| Exercise prompt |
Retype the opening lines of the listing below, ending with the line that contains "import seaborn as sns", and leave out any pictures.
=== Information given ===
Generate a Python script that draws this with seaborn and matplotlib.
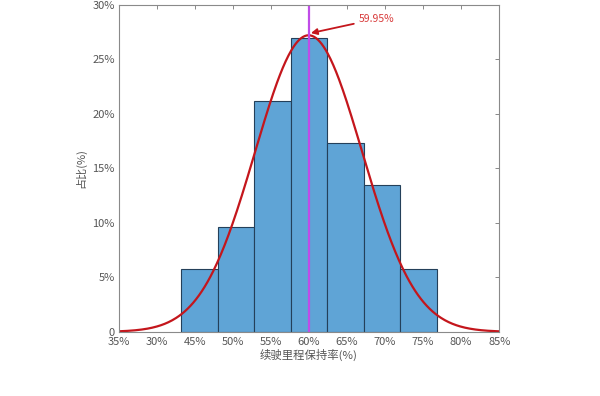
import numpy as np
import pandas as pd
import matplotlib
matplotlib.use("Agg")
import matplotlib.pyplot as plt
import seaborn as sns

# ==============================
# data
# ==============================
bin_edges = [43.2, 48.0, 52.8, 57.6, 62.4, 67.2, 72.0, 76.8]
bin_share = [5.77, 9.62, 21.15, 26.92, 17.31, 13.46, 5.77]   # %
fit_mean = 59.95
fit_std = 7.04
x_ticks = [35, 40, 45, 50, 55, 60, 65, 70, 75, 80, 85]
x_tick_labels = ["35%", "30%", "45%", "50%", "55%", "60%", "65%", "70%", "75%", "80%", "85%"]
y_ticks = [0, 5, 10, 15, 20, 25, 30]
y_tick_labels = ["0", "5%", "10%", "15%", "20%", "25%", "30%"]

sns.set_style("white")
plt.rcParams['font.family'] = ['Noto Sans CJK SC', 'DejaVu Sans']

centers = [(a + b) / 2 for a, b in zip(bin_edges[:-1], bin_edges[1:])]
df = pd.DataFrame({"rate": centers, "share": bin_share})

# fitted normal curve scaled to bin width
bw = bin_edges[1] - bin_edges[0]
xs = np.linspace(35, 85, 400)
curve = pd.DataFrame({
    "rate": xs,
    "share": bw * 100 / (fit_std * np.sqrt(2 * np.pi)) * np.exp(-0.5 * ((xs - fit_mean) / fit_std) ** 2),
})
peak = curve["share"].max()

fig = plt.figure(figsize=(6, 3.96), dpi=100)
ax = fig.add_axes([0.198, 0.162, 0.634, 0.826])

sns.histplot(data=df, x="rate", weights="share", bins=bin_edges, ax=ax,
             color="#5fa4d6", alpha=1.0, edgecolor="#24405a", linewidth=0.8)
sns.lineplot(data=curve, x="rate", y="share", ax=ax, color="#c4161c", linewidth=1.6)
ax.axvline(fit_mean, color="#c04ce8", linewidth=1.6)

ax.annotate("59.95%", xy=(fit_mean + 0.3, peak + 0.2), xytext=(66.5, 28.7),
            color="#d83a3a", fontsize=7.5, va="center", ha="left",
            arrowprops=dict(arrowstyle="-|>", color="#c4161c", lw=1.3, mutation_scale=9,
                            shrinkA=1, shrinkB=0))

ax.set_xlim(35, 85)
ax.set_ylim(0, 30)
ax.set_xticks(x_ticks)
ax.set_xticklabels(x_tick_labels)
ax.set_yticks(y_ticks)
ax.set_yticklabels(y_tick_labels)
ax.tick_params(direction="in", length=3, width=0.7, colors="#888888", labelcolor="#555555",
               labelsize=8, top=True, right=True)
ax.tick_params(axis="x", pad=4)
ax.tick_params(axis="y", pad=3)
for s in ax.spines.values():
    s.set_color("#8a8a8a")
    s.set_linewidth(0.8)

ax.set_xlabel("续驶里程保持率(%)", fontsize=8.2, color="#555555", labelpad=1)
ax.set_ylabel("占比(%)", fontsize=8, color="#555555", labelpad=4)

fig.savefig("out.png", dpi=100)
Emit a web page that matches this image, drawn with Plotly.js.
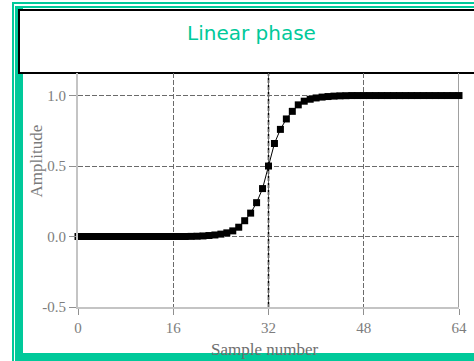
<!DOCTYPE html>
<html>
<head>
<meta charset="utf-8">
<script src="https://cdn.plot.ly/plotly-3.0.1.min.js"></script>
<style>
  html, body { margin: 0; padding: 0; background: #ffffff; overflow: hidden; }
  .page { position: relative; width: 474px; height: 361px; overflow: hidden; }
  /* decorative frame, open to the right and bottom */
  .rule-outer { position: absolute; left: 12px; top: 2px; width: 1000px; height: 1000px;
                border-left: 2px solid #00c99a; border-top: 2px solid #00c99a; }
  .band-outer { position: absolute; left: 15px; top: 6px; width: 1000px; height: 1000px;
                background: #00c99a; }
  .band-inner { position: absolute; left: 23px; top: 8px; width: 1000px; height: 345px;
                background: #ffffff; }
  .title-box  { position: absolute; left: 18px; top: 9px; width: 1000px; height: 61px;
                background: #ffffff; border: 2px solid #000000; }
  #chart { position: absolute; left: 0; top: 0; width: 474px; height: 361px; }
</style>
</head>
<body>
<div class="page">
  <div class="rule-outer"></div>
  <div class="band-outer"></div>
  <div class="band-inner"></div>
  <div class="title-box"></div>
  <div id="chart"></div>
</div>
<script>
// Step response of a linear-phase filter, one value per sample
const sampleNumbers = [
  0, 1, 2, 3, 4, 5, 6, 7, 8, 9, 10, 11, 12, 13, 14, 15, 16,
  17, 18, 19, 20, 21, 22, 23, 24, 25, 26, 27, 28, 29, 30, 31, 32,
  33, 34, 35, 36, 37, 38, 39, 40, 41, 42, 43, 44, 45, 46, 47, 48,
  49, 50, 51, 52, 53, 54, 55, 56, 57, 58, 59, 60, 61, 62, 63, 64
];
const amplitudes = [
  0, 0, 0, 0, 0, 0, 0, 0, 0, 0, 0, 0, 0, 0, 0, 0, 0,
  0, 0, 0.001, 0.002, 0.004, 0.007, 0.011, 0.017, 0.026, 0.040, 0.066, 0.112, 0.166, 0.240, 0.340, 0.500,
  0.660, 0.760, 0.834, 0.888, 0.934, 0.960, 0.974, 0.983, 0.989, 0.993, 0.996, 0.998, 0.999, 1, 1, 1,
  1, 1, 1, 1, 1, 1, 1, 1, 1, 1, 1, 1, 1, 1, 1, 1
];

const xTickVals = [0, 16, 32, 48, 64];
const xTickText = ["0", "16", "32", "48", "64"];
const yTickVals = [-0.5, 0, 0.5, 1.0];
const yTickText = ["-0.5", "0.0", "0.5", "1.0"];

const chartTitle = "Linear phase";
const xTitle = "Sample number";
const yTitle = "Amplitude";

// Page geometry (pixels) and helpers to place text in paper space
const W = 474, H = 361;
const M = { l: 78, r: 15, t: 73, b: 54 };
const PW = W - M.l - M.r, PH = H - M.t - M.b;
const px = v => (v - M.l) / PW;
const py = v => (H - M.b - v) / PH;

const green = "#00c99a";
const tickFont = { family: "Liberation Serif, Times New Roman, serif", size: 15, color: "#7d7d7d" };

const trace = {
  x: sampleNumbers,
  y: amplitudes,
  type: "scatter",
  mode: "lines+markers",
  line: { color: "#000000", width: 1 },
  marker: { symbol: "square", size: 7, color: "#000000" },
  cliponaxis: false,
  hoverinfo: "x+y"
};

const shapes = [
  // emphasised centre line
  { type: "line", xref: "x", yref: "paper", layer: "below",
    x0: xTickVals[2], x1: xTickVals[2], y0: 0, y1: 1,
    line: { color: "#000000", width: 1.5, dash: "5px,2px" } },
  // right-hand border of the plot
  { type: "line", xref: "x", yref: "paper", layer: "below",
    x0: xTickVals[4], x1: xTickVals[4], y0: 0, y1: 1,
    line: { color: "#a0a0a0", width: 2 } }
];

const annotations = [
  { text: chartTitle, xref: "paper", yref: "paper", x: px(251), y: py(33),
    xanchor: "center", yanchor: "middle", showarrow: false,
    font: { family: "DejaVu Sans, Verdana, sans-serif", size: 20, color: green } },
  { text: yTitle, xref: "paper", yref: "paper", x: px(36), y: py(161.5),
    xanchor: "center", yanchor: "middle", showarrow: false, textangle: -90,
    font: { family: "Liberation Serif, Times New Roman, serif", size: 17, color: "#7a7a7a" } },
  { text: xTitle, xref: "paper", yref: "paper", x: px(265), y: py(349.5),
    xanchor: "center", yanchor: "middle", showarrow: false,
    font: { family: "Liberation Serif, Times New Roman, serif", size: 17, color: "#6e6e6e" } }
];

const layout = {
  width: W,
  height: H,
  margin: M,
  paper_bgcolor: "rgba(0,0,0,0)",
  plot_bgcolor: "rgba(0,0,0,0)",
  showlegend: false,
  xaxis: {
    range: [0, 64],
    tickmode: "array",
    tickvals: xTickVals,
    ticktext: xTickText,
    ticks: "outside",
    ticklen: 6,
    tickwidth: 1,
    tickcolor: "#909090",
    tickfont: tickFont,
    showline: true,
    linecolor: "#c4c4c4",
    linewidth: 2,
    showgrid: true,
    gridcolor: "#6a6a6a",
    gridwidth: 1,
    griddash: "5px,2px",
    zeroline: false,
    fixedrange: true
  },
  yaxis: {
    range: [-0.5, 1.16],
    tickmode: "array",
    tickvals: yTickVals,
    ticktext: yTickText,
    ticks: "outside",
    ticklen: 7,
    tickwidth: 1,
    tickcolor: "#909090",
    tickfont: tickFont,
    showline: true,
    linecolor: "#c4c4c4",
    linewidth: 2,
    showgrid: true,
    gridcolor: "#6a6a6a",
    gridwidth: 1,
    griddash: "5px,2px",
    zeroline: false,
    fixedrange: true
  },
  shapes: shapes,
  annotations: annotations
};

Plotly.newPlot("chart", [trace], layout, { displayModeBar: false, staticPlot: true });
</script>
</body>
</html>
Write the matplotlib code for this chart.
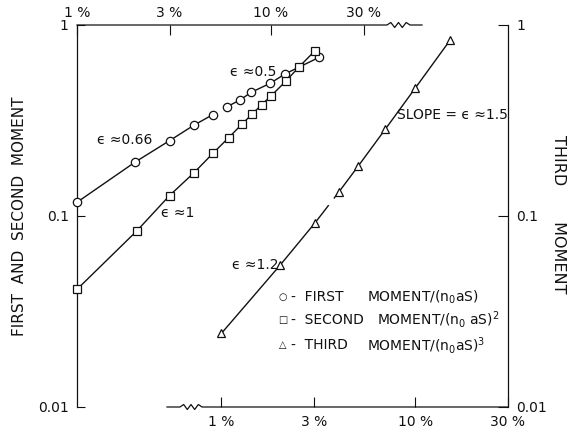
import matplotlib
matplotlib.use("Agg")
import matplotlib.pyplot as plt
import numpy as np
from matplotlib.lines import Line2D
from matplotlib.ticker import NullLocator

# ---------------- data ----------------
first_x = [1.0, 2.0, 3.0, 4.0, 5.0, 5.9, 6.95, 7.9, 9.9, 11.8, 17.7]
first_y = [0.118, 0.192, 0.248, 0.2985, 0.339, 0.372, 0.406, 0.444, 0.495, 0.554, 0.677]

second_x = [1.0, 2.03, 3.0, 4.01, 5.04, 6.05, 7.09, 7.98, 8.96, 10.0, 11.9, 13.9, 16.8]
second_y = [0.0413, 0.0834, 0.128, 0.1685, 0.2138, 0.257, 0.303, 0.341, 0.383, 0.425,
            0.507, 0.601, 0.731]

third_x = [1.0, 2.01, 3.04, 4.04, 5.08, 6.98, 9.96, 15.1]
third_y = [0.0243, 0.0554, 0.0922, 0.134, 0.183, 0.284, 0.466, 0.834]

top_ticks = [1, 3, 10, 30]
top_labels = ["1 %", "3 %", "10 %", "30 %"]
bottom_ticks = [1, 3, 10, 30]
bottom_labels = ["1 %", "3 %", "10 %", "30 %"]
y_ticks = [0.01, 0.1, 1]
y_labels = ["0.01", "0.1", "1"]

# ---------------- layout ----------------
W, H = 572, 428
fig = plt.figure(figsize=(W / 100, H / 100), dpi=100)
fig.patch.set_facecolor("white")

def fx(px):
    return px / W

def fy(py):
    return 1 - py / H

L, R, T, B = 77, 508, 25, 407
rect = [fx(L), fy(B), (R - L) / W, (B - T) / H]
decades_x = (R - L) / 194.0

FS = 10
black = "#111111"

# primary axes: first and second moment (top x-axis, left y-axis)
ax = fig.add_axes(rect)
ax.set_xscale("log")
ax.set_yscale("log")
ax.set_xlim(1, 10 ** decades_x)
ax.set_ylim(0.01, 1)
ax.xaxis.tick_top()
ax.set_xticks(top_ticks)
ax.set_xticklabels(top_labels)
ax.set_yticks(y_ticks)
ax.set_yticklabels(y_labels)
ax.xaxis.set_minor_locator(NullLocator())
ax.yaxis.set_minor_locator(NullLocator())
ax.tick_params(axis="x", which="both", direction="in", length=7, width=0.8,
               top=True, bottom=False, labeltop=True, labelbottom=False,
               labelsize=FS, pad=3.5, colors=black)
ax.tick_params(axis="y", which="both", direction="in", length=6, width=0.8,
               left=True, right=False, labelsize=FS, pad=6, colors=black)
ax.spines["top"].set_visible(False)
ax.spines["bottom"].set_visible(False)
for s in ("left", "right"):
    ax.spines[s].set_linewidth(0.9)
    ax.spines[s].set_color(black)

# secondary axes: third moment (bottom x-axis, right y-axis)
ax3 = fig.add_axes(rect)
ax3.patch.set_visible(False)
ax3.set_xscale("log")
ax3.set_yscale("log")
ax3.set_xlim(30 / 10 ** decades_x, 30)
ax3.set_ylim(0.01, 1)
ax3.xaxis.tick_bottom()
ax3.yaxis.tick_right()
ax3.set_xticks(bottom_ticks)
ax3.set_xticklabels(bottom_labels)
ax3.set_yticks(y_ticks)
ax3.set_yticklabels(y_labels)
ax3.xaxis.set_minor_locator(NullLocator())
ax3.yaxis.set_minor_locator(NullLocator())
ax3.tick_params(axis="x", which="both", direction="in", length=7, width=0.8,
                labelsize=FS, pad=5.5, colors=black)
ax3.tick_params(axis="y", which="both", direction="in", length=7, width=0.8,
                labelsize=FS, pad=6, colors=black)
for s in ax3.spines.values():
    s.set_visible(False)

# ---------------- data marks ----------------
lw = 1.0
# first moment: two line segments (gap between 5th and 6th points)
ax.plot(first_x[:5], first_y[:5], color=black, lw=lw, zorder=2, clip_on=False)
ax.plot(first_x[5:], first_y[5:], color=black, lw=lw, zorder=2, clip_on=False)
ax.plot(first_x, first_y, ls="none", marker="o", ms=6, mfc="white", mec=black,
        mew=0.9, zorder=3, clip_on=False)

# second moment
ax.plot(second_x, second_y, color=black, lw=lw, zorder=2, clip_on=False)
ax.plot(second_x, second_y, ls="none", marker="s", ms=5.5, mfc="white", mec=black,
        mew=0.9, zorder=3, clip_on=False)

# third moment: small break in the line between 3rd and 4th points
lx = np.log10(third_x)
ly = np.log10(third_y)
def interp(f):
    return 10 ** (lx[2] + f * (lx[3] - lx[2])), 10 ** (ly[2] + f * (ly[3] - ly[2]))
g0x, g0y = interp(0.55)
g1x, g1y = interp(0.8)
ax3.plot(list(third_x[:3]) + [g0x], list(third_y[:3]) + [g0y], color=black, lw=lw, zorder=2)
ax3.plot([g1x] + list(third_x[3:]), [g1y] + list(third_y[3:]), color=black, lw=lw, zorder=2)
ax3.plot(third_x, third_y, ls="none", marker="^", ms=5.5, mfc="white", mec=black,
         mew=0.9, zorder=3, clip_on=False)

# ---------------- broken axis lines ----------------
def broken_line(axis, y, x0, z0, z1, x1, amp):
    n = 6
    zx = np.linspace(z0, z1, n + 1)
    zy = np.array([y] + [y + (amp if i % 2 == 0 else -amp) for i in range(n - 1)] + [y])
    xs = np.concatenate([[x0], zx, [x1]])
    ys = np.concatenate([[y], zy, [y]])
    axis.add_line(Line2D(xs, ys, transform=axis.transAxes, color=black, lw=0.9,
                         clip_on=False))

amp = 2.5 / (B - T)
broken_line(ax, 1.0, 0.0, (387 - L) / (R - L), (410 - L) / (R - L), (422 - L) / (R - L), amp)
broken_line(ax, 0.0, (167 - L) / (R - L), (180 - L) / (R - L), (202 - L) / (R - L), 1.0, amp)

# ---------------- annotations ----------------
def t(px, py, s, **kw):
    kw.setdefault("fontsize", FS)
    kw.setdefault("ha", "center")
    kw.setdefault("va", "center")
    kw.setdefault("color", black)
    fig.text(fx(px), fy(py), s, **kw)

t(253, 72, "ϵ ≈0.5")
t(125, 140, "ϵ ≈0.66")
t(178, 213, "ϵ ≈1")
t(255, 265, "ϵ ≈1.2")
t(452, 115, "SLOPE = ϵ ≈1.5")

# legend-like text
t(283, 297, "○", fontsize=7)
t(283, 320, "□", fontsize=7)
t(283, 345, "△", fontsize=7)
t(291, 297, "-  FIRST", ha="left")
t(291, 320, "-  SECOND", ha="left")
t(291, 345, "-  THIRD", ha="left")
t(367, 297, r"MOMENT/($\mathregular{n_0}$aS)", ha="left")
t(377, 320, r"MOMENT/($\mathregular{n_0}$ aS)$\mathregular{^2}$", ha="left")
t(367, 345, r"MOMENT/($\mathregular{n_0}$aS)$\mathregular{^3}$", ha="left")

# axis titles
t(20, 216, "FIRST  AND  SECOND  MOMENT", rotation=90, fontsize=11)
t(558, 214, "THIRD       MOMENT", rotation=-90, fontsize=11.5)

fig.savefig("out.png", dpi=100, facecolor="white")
===
| Solved problem |
Generate a Python script that draws this with seaborn and matplotlib.
import numpy as np
import pandas as pd
import matplotlib
matplotlib.use("Agg")
import matplotlib.pyplot as plt
import seaborn as sns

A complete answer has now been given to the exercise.